El faro que se levanta en el extremo de la punta, marcando el inicio de la castigada costa norte, se erigió en 1912, justo dos años después de que en el naufragio del General Chanzy fallecieran 156 personas. Hubo un solo superviviente en medio de este paisaje mineral, pedregoso, que parece enlazar con otros mundos.
     El viento es el culpable de que no crezca nada en esta parte de la isla. El viento y unas piedras que no parecen tener límite, por mucho que, pacientemente, las hayan ido transformando en muros, cabañas o navetas los pobladores de esta isla maravillosa.

sábado, 1 de septiembre de 2012

Menorca, la isla del viento

Sorpresa: el avión que me lleva a Menorca desde Barcelona va casi vacío. “Es final de temporada”, me aclara una azafata. “A finales de agosto y principios de septiembre  los aviones van llenos de Menorca  a Barcelona, con familias cargadas de niños y bártulos, pero poca gente hace el viaje al revés”. Pues que bien.

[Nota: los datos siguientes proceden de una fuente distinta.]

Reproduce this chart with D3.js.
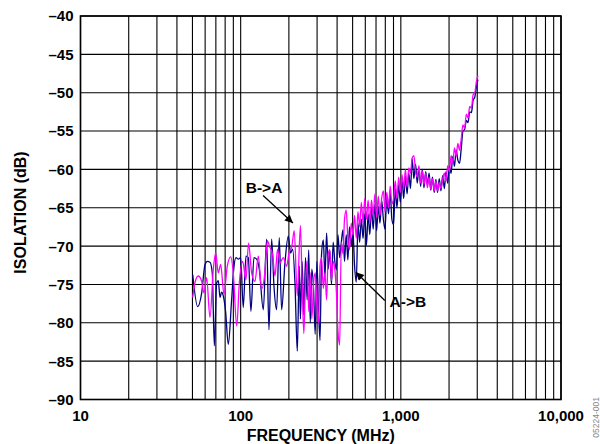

Me gusta esa sensación de ir contra corriente, y más si es con la ventaja añadida de que la isla también está medio vacía. Menos coches, pocas colas en los caminos que llevan a las calas y mesas libres en los restaurantes. Y la isla sigue siendo igual de bella, por supuesto. O más, ya que la soledad y el viento (esos días sopla una fuerte tramontana) acrecientan su encanto. En el cabo de Favàritx, por ejemplo, el espectáculo de las olas es para ponerse a aplaudir.



Un faro es casi siempre un lugar límite que oculta, entre las rocas cercanas batidas por el viento, historias pasadas de desolación y naufragios. El de Favàritx no es una excepción, aunque, cuando luce el sol, adquiere un aspecto tintinesco, inocentón, en especial por las franjas de pintura en espiral que lo decoran.

Mientras contemplo el espectáculo del mar embravecido, me ratifico en que a Menorca hay que volver de vez en cuando. Está bien viajar a lugares lejanos, pero Menorca te ofrece la posibilidad de regresar a un territorio conocido en el que resulta más fácil reconciliarse con las islas, con el Mediterráneo, con la vida… y hasta con uno mismo. Y ese viento inmisericorde que no deja de soplar se encarga de barrer las historias del pasado y subraya que el final del verano está más cerca.